You may be wondering why we wouldn’t know the next state, given a state and an action, and what could we possibly accomplish by introducing randomness in the choice of next state. Well, this may happen for the following reasons:
- Perhaps the search problem (e.g., a game of backgammon) has an element of chance, like a coin toss or a dice throw. We’d be overly pessimistic to model this chance node as an adversary (e.g., in minimax/alpha-beta).
- Actions are rarely deterministic in the real world and always have some inherent uncertainty in the outcome e.g., a robot arm, when given the command “move left”, may only move left 99% of the time and fail to move the rest 1%. We’ll be able to model the real world much better if we incorporate these uncertainties in our model.
We’ll model this uncertainty as a chance node (as opposed to min/max nodes) and think of it as computing the expected (weighted average) value (as opposed to the min/max value).
In the above search tree, we can take two actions: left and right, both leading to a chance node. If we assume that successors of the chance nodes are equiprobable, then the action “right” leads to greater utility (0.5 * 1 + 0.5 * 10 = 5.5) than the action “left” (0.5 * 5 + 0.5 * 5 = 5). If we had used min nodes instead of chance nodes, we would’ve selected the action “left” instead of “right” and missed out on the greater expected utility.
Expectimax (or Expectiminimax) Search
We can use max, min and chance nodes to model the player, the adversary and the environment/uncertainty respectively, to give rise to what is called the expectiminimax tree.
This looks very similar to minimax and unsurprisingly has the same properties:
- Completeness: No.
- Optimality: Against an optimal player, yes.

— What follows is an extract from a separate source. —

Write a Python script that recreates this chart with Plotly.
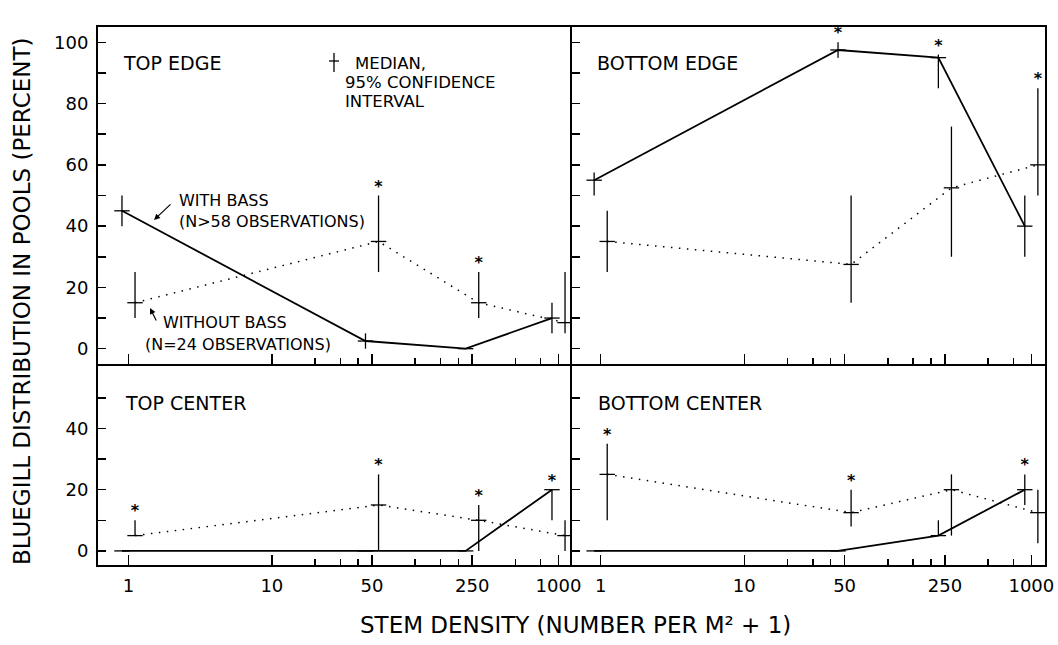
import plotly.graph_objects as go

# ---------------- data ----------------
density = [1, 50, 250, 1000]
tick_vals = [1, 10, 50, 250, 1000]
tick_text = ["1", "10", "50", "250", "1000"]
minor_vals = [20, 30, 40, 100, 150, 200, 500, 750]

panel_names = ["TOP EDGE", "BOTTOM EDGE", "TOP CENTER", "BOTTOM CENTER"]

# with bass (solid line): median, lower CI, upper CI, significance star
with_med = {
    "TOP EDGE": [45, 2.5, 0, 10],
    "BOTTOM EDGE": [55, 97.5, 95, 40],
    "TOP CENTER": [0, 0, 0, 20],
    "BOTTOM CENTER": [0, 0, 5, 20],
}
with_lo = {
    "TOP EDGE": [40, 0, 0, 5],
    "BOTTOM EDGE": [50, 95, 85, 30],
    "TOP CENTER": [0, 0, 0, 10],
    "BOTTOM CENTER": [0, 0, 5, 15],
}
with_hi = {
    "TOP EDGE": [50, 5, 0, 15],
    "BOTTOM EDGE": [57.5, 100, 96, 50],
    "TOP CENTER": [0, 0, 0, 20],
    "BOTTOM CENTER": [0, 0, 10, 25],
}
with_star = {
    "TOP EDGE": [0, 0, 0, 0],
    "BOTTOM EDGE": [0, 1, 1, 0],
    "TOP CENTER": [0, 0, 0, 1],
    "BOTTOM CENTER": [0, 0, 0, 1],
}

# without bass (dotted line)
without_med = {
    "TOP EDGE": [15, 35, 15, 8.5],
    "BOTTOM EDGE": [35, 27.5, 52.5, 60],
    "TOP CENTER": [5, 15, 10, 5],
    "BOTTOM CENTER": [25, 12.5, 20, 12.5],
}
without_lo = {
    "TOP EDGE": [10, 25, 10, 5],
    "BOTTOM EDGE": [25, 15, 30, 50],
    "TOP CENTER": [5, 0, 0, 0],
    "BOTTOM CENTER": [10, 8, 5, 2.5],
}
without_hi = {
    "TOP EDGE": [25, 50, 25, 25],
    "BOTTOM EDGE": [45, 50, 72.5, 85],
    "TOP CENTER": [10, 25, 15, 10],
    "BOTTOM CENTER": [35, 20, 25, 20],
}
without_star = {
    "TOP EDGE": [0, 1, 1, 0],
    "BOTTOM EDGE": [0, 0, 0, 1],
    "TOP CENTER": [1, 1, 1, 0],
    "BOTTOM CENTER": [1, 1, 0, 0],
}

# ---------------- style ----------------
FONT = "DejaVu Sans"
W, H = 1058, 645
with_shift = 0.9      # horizontal stagger of the two series on the log axis
without_shift = 1.11

axis_ids = [("x", "y"), ("x2", "y2"), ("x3", "y3"), ("x4", "y4")]

fig = go.Figure()


def add_series(name, med, lo, hi, star, shift, dash, width, xa, ya):
    xs = [d * shift for d in density]
    fig.add_trace(go.Scatter(
        x=xs, y=med, xaxis=xa, yaxis=ya, mode="lines+markers",
        line=dict(color="black", width=width, dash=dash),
        marker=dict(symbol="line-ew-open", size=11,
                    line=dict(width=1.3, color="black")),
        error_y=dict(type="data", symmetric=False,
                     array=[h - m for h, m in zip(hi, med)],
                     arrayminus=[m - l for m, l in zip(med, lo)],
                     color="black", thickness=1.3, width=0),
        showlegend=False, hoverinfo="skip", name=name,
    ))
    sx = [x for x, s in zip(xs, star) if s]
    sy = [h for h, s in zip(hi, star) if s]
    if sx:
        fig.add_trace(go.Scatter(
            x=sx, y=sy, xaxis=xa, yaxis=ya, mode="text", text=["<b>*</b>"] * len(sx),
            textposition="top center",
            textfont=dict(family=FONT, size=16, color="#000000"),
            showlegend=False, hoverinfo="skip",
        ))


for name, (xa, ya) in zip(panel_names, axis_ids):
    add_series(name, with_med[name], with_lo[name], with_hi[name],
               with_star[name], with_shift, "solid", 1.8, xa, ya)
    add_series(name, without_med[name], without_lo[name], without_hi[name],
               without_star[name], without_shift, "1.5px,6.5px", 1.5, xa, ya)


def px_x(p):
    return p / W


def px_y(p):
    return 1 - p / H


# axis lines are drawn just outside the domain, so leave a 2px gap
# between neighbouring panels to make the shared borders coincide
x_dom_left = [px_x(98), px_x(570)]
x_dom_right = [px_x(572), px_x(1045)]
y_dom_top = [px_y(364), px_y(27)]
y_dom_bot = [px_y(565), px_y(366)]


def xaxis(domain, rng, labels, anchor):
    return dict(
        type="log", domain=domain, range=rng, anchor=anchor, automargin=False,
        tickvals=tick_vals, ticktext=tick_text, showticklabels=labels,
        ticks="inside", ticklen=10, tickwidth=1.5, tickcolor="black",
        minor=dict(tickvals=minor_vals, ticks="inside", ticklen=6,
                   tickwidth=1.5, tickcolor="black"),
        showline=True, mirror=True, linecolor="black", linewidth=2,
        showgrid=False, zeroline=False, ticklabelstandoff=3,
        tickfont=dict(family=FONT, size=18, color="black"),
    )


def yaxis(domain, rng, top, labels, anchor):
    if top:
        vals = list(range(0, 101, 10))
    else:
        vals = list(range(0, 51, 10))
    text = [str(v) if v % 20 == 0 else "" for v in vals]
    return dict(
        domain=domain, range=rng, anchor=anchor, automargin=False,
        tickvals=vals, ticktext=text, showticklabels=labels,
        ticks="inside", ticklen=8, tickwidth=1.5, tickcolor="black",
        showline=True, mirror=True, linecolor="black", linewidth=2,
        showgrid=False, zeroline=False, ticklabelstandoff=4,
        tickfont=dict(family=FONT, size=18, color="black"),
    )


top_rng = [-5.0, 105.0]
bot_rng = [-4.6, 60.4]

fig.update_layout(
    template="none",
    width=W, height=H, autosize=False,
    margin=dict(l=0, r=0, t=0, b=0),
    paper_bgcolor="white", plot_bgcolor="white",
    font=dict(family=FONT, color="black"),
    xaxis=xaxis(x_dom_left, [-0.213, 3.08], False, "y"),
    xaxis2=xaxis(x_dom_right, [-0.200, 3.095], False, "y2"),
    xaxis3=xaxis(x_dom_left, [-0.213, 3.08], True, "y3"),
    xaxis4=xaxis(x_dom_right, [-0.200, 3.095], True, "y4"),
    yaxis=yaxis(y_dom_top, top_rng, True, True, "x"),
    yaxis2=yaxis(y_dom_top, top_rng, True, False, "x2"),
    yaxis3=yaxis(y_dom_bot, bot_rng, False, True, "x3"),
    yaxis4=yaxis(y_dom_bot, bot_rng, False, False, "x4"),
)

annotations = []


def label(text, x, y, size, xanchor="left", angle=0):
    annotations.append(dict(
        text=text, x=px_x(x), y=px_y(y), xref="paper", yref="paper",
        xanchor=xanchor, yanchor="middle", showarrow=False, textangle=angle,
        font=dict(family=FONT, size=size, color="black"),
    ))


label("TOP EDGE", 121, 63, 19)
label("BOTTOM EDGE", 595, 63, 19)
label("TOP CENTER", 123, 403, 19)
label("BOTTOM CENTER", 596, 403, 19)
label("MEDIAN,", 353, 63, 16.5)
label("95% CONFIDENCE", 343, 82, 16.5)
label("INTERVAL", 343, 101, 16.5)
label("WITH BASS", 177, 200, 16)
label("(N>58 OBSERVATIONS)", 177, 221, 16)
label("WITHOUT BASS", 161, 322, 16)
label("(N=24 OBSERVATIONS)", 143, 344, 16)
label("BLUEGILL DISTRIBUTION IN POOLS (PERCENT)", 22, 302, 23,
      xanchor="center", angle=-90)
label("STEM DENSITY (NUMBER PER M² + 1)", 575, 625, 23, xanchor="center")

# arrows pointing from the series labels to the lines
for head, tail in [((154, 220), (172, 203)), ((150, 308), (157, 322))]:
    annotations.append(dict(
        text="", x=px_x(head[0]), y=px_y(head[1]), xref="paper", yref="paper",
        ax=tail[0] - head[0], ay=tail[1] - head[1], showarrow=True,
        arrowhead=2, arrowsize=1, arrowwidth=1.2, arrowcolor="black",
    ))

fig.update_layout(annotations=annotations)

# legend glyph: median tick with confidence interval
fig.update_layout(shapes=[
    dict(type="line", xref="paper", yref="paper",
         x0=px_x(334), x1=px_x(334), y0=px_y(53), y1=px_y(72),
         line=dict(color="black", width=1.3)),
    dict(type="line", xref="paper", yref="paper",
         x0=px_x(329), x1=px_x(339), y0=px_y(61), y1=px_y(61),
         line=dict(color="black", width=1.3)),
])

fig.write_html(
    "out.html",
    config={"displayModeBar": False, "staticPlot": True},
    post_script="document.body.style.margin='0';"
                "document.body.style.overflow='hidden';",
)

Fixed depth version, however, is not optimal.
- Time complexity: O(bm), where b is the branching factor and m is the maximum depth or depth limit.
- Space complexity: O(bm).
Problems with Expectimax search:
- Pruning does not work. All successors of a chance node must be evaluated.
The unevaluated node could be < 10, in which case we didn’t need to evaluate it, or it could be >= 10 and should have been evaluated but we wouldn’t know which case is it unless we evaluate it. Hence, we can’t prune away nodes easily.
- In practice, we have to use a depth-limited version of Expectimax with an evaluation function. The evaluation function, however, has special requirements for Expectimax to work. With minimax, the scale of values didn’t matter (as long as the nodes maintain the same ordering of utility). We could, for example, add a constant value to the utility of each node or square the utility of each node and minimax would still work. Expectimax, however, requires the values to be meaningful.
In the search tree on the left, the optimal action is left (expected utility 6 instead of 5.5) but if we square the utilities, the optimal action becomes right (with expected utility 50.5 instead of 37). So the evaluation function must closely model the terminal utilities if Expectimax is to work.